Rutgers University in New Brunswick, N.J., is beefing up patrols around a Jewish fraternity after a series of anti-Semitic incidents in recent days.

“The university received reports of harassment of Jewish students at the AEPi fraternity on [April 22]. The incident involved yet-to-be-identified individuals who appear to have targeted the Rutgers fraternity entirely because of the Jewish identity of its members,” said chancellor-provost Francine Conway. “Initial representations regarding the incident are disturbing.

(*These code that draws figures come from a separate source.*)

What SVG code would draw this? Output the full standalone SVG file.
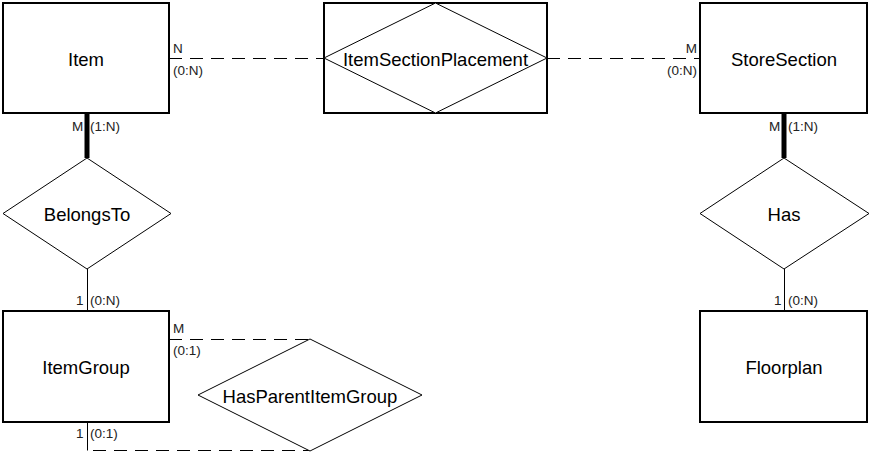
<svg xmlns="http://www.w3.org/2000/svg" width="873" height="455" viewBox="0 0 873 455">
<style>
.ent{fill:#fff;stroke:#000;stroke-width:2}
.rel{fill:#fff;stroke:#000;stroke-width:1}
.name{font-family:"Liberation Sans",Arial,sans-serif;font-size:18.5px;fill:#000;text-anchor:middle;dominant-baseline:central}
.card{font-family:"Liberation Sans",Arial,sans-serif;font-size:13.5px;fill:#222}
.thin{stroke:#000;stroke-width:1;fill:none}
.dash{stroke:#000;stroke-width:1;fill:none;stroke-dasharray:13 8}
.thick{stroke:#000;stroke-width:5;fill:none}
</style>
<rect width="873" height="455" fill="#fff"/>
<g id="connectors">
<line class="dash" x1="169" y1="58.5" x2="324" y2="58.5"/>
<line class="dash" x1="547" y1="58.5" x2="700" y2="58.5"/>
<line class="thick" x1="87" y1="113" x2="87" y2="158"/>
<line class="thin" x1="87.5" y1="269" x2="87.5" y2="311"/>
<line class="thick" x1="784" y1="113" x2="784" y2="158"/>
<line class="thin" x1="784.5" y1="269" x2="784.5" y2="311"/>
<line class="dash" x1="169" y1="339.5" x2="310" y2="339.5"/>
<line class="thin" x1="87.5" y1="422" x2="87.5" y2="450.5"/>
<line class="dash" x1="87" y1="450.5" x2="310" y2="450.5" style="stroke-dashoffset:-6"/>
</g>
<g id="Item">
<rect class="ent" x="3" y="3" width="166" height="110"/>
<text class="name" x="86" y="59">Item</text>
<text class="card" x="173" y="53">N</text>
<text class="card" x="173" y="75">(0:N)</text>
<text class="card" x="72" y="131">M</text>
<text class="card" x="90" y="131">(1:N)</text>
</g>
<g id="ItemSectionPlacement">
<rect class="ent" x="324" y="3" width="223" height="110"/>
<polygon class="rel" points="324,58 435.5,3 547,58 435.5,113"/>
<text class="name" x="435.5" y="59">ItemSectionPlacement</text>
</g>
<g id="StoreSection">
<rect class="ent" x="700" y="3" width="167" height="110"/>
<text class="name" x="784" y="59">StoreSection</text>
<text class="card" x="697" y="53" text-anchor="end">M</text>
<text class="card" x="697" y="75" text-anchor="end">(0:N)</text>
<text class="card" x="769" y="131">M</text>
<text class="card" x="788" y="131">(1:N)</text>
</g>
<g id="BelongsTo">
<polygon class="rel" points="3,213.5 87,158 171,213.5 87,269"/>
<text class="name" x="87" y="214">BelongsTo</text>
</g>
<g id="Has">
<polygon class="rel" points="700,213.5 784,158 869,213.5 784,269"/>
<text class="name" x="784" y="214">Has</text>
</g>
<g id="ItemGroup">
<rect class="ent" x="3" y="311" width="166" height="111"/>
<text class="name" x="86" y="367">ItemGroup</text>
<text class="card" x="76" y="305">1</text>
<text class="card" x="90" y="305">(0:N)</text>
<text class="card" x="173" y="333">M</text>
<text class="card" x="173" y="355">(0:1)</text>
<text class="card" x="76" y="438">1</text>
<text class="card" x="90" y="438">(0:1)</text>
</g>
<g id="HasParentItemGroup">
<polygon class="rel" points="198,395 310,339 422,395 310,451"/>
<text class="name" x="310" y="396">HasParentItemGroup</text>
</g>
<g id="Floorplan">
<rect class="ent" x="700" y="311" width="167" height="111"/>
<text class="name" x="784" y="367">Floorplan</text>
<text class="card" x="774" y="305">1</text>
<text class="card" x="788" y="305">(0:N)</text>
</g>
</svg>
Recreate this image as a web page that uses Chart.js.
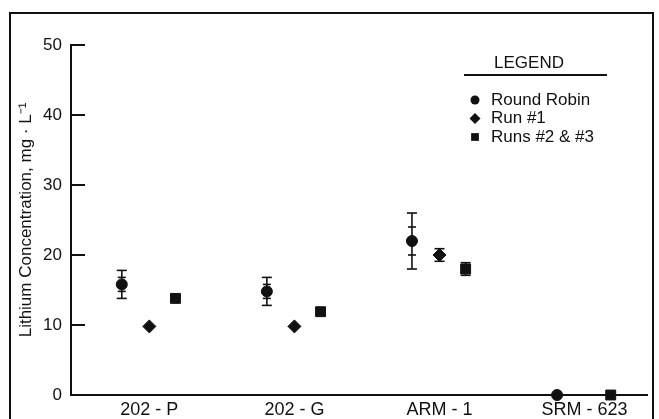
<!DOCTYPE html>
<html>
<head>
<meta charset="utf-8">
<script src="https://cdn.jsdelivr.net/npm/chart.js@4.4.0/dist/chart.umd.min.js"></script>
<style>
  html, body { margin: 0; padding: 0; background: #fff; }
</style>
</head>
<body>
<canvas id="c" width="659" height="419"></canvas>
<script>
// data
const categories = ['202 - P', '202 - G', 'ARM - 1', 'SRM - 623'];
const roundRobin = [15.8, 14.8, 22.0, 0];
const roundRobinOuterErr = [2.0, 2.0, 4.0, null];
const roundRobinInnerErr = [1.0, 1.0, 2.0, null];
const run1 = [9.8, 9.8, 20.0, null];
const run1Err = [null, null, 0.9, null];
const runs23 = [13.8, 11.9, 18.0, 0];
const runs23Err = [null, null, 0.9, null];
const yTicks = [0, 10, 20, 30, 40, 50];

const FONT = '"Liberation Sans", Arial, Helvetica, sans-serif';
const INK = '#111';

// each series sits a little left / centre / right of its sample
function toPoints(values, shift){
  return values.map((v, i) => ({ x: i + 1 + shift, y: v }));
}

function line(ctx, x1, y1, x2, y2){
  ctx.beginPath(); ctx.moveTo(x1, y1); ctx.lineTo(x2, y2); ctx.stroke();
}

// outer frame round the whole figure
const frame = {
  id: 'frame',
  beforeDraw(chart){
    const ctx = chart.ctx;
    ctx.save();
    ctx.fillStyle = '#fff';
    ctx.fillRect(0, 0, chart.width, chart.height);
    ctx.strokeStyle = INK; ctx.lineWidth = 2;
    ctx.strokeRect(10, 13, 643, 430);
    ctx.restore();
  }
};

// y ticks point inward, into the plot
const innerTicks = {
  id: 'innerTicks',
  afterDraw(chart){
    const {ctx, scales: {y}, chartArea} = chart;
    ctx.save();
    ctx.strokeStyle = INK; ctx.lineWidth = 2;
    y.ticks.forEach(t => {
      const py = Math.round(y.getPixelForValue(t.value));
      line(ctx, chartArea.left, py, chartArea.left + 14, py);
    });
    ctx.restore();
  }
};

const errorBars = {
  id: 'errorBars',
  afterDatasetsDraw(chart){
    const {ctx, scales: {y}} = chart;
    ctx.save();
    ctx.strokeStyle = INK; ctx.lineWidth = 1.6;
    chart.data.datasets.forEach((ds, di) => {
      const meta = chart.getDatasetMeta(di);
      meta.data.forEach((pt, i) => {
        const v = ds.data[i].y;
        if (v === null) return;
        const outer = ds.errOuter ? ds.errOuter[i] : null;
        const inner = ds.errInner ? ds.errInner[i] : null;
        if (outer != null){
          const top = y.getPixelForValue(v + outer), bot = y.getPixelForValue(v - outer);
          line(ctx, pt.x, top, pt.x, bot);
          line(ctx, pt.x - 5, top, pt.x + 5, top);
          line(ctx, pt.x - 5, bot, pt.x + 5, bot);
        }
        if (inner != null){
          const top = y.getPixelForValue(v + inner), bot = y.getPixelForValue(v - inner);
          line(ctx, pt.x - 4, top, pt.x + 4, top);
          line(ctx, pt.x - 4, bot, pt.x + 4, bot);
        }
      });
    });
    ctx.restore();
  }
};

// boxed "LEGEND" block, top right
const legendBlock = {
  id: 'legendBlock',
  afterDraw(chart){
    const ctx = chart.ctx;
    ctx.save();
    ctx.fillStyle = INK; ctx.strokeStyle = INK;
    ctx.font = '17px ' + FONT;
    ctx.textBaseline = 'middle';
    ctx.textAlign = 'center';
    ctx.fillText('LEGEND', 529, 63);
    ctx.lineWidth = 2;
    line(ctx, 464, 75, 607, 75);
    ctx.textAlign = 'left';
    chart.data.datasets.forEach((ds, i) => {
      const yy = 100 + i * 18.5;
      Chart.helpers.drawPoint(ctx, {
        pointStyle: ds.pointStyle, radius: ds.legendRadius, rotation: 0, borderWidth: 0
      }, 475, yy);
      ctx.fillText(ds.label, 491, yy);
    });
    ctx.restore();
  }
};

new Chart(document.getElementById('c'), {
  type: 'scatter',
  data: {
    datasets: [
      { label: 'Round Robin', data: toPoints(roundRobin, -0.19), pointStyle: 'circle', pointRadius: 5.5,
        legendRadius: 4.5, errOuter: roundRobinOuterErr, errInner: roundRobinInnerErr },
      { label: 'Run #1', data: toPoints(run1, 0), pointStyle: 'rectRot', pointRadius: 6.5,
        legendRadius: 5.5, errOuter: run1Err },
      { label: 'Runs #2 & #3', data: toPoints(runs23, 0.18), pointStyle: 'rect', pointRadius: 7,
        legendRadius: 5.5, errOuter: runs23Err }
    ].map(ds => Object.assign(ds, {
      backgroundColor: INK, borderColor: INK, pointBorderWidth: 1, clip: false
    }))
  },
  options: {
    responsive: false,
    animation: false,
    layout: { padding: { top: 45, right: 12, bottom: 0, left: 0 } },
    plugins: { legend: { display: false }, tooltip: { enabled: false } },
    scales: {
      x: {
        type: 'linear', min: 0.46, max: 4.43,
        afterBuildTicks: s => { s.ticks = categories.map((c, i) => ({ value: i + 1 })); },
        afterFit: s => { s.height = 24; },
        grid: { display: false, drawTicks: false },
        border: { display: true, color: INK, width: 2 },
        ticks: {
          callback: v => categories[Math.round(v) - 1],
          font: { family: FONT, size: 18 }, color: INK, padding: 4,
          maxRotation: 0, autoSkip: false
        }
      },
      y: {
        min: 0, max: 50,
        afterBuildTicks: s => { s.ticks = yTicks.map(v => ({ value: v })); },
        afterFit: s => { s.width = 71; },
        grid: { display: false, drawTicks: false },
        border: { display: true, color: INK, width: 2 },
        ticks: { font: { family: FONT, size: 17 }, color: INK, padding: 9 },
        title: {
          display: true, text: 'Lithium Concentration, mg · L⁻¹',
          font: { family: FONT, size: 17 }, color: INK, padding: { top: 16, bottom: 0 }
        }
      }
    }
  },
  plugins: [frame, innerTicks, errorBars, legendBlock]
});
</script>
</body>
</html>
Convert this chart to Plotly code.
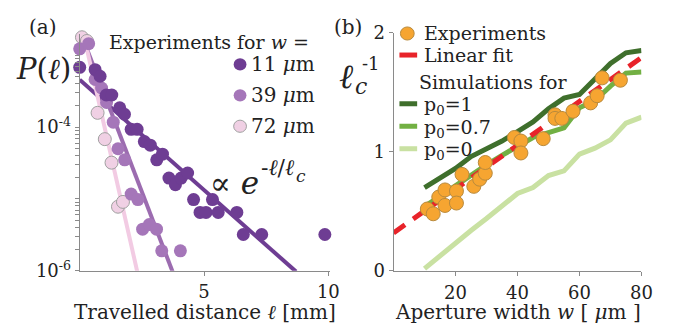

We understand and are sensitive to the concerns of those who were targeted and stand by our Jewish students, faculty and staff.” released a video over the weekend that showed members of Students for Justice in Palestine sitting in cars outside of the AEPi fraternity house at Rutgers waving Palestinian flags.

According to the watchdog group, the protesters called the Jewish students “baby killers” and “terrorists.” A release from Hillel Rutgers said that some students were spat on.

Rutgers is home to one of the largest concentrations of Jewish students at a public university, according to Hillel International with some 6,400 Jewish undergraduates.

The anti-Semitic incidents continued on Monday night when members of the fraternity were gathered for their annual Holocaust remembrance program, “Unto Every Person There Is a Name.”

According to Rutgers Hillel, “eggs were discovered to have been thrown at the house while brothers were reading the names of Holocaust victims overnight in commemoration of Yom Hashoah. Sadly, this is the second year that eggs were found thrown at the house during this program.”

On Wednesday, the Anti-Defamation League, New York/New Jersey, tweeted: “Outraged at repeated targeting” of Rutgers AEPi, including during Yom Hashoah events. “We will continue to support students and partner with the administration to address and prevent these terrible actions from recurring.”

In response to the incidents, Rutgers said it will be increasing police patrols “in and around the building,” as well as providing “counseling and support to students who are experiencing trauma or other effects of these actions,” according to the school’s chancellor.

As for fraternity members, they are raising funds to “support Holocaust education, as well as Jewish Ukrainian refugees.”

“The brothers of AEPi want to show that we are not intimated by anti-Semitism,” they said in a post online, “and will use this as a way to raise money and awareness for Jewish causes alike.”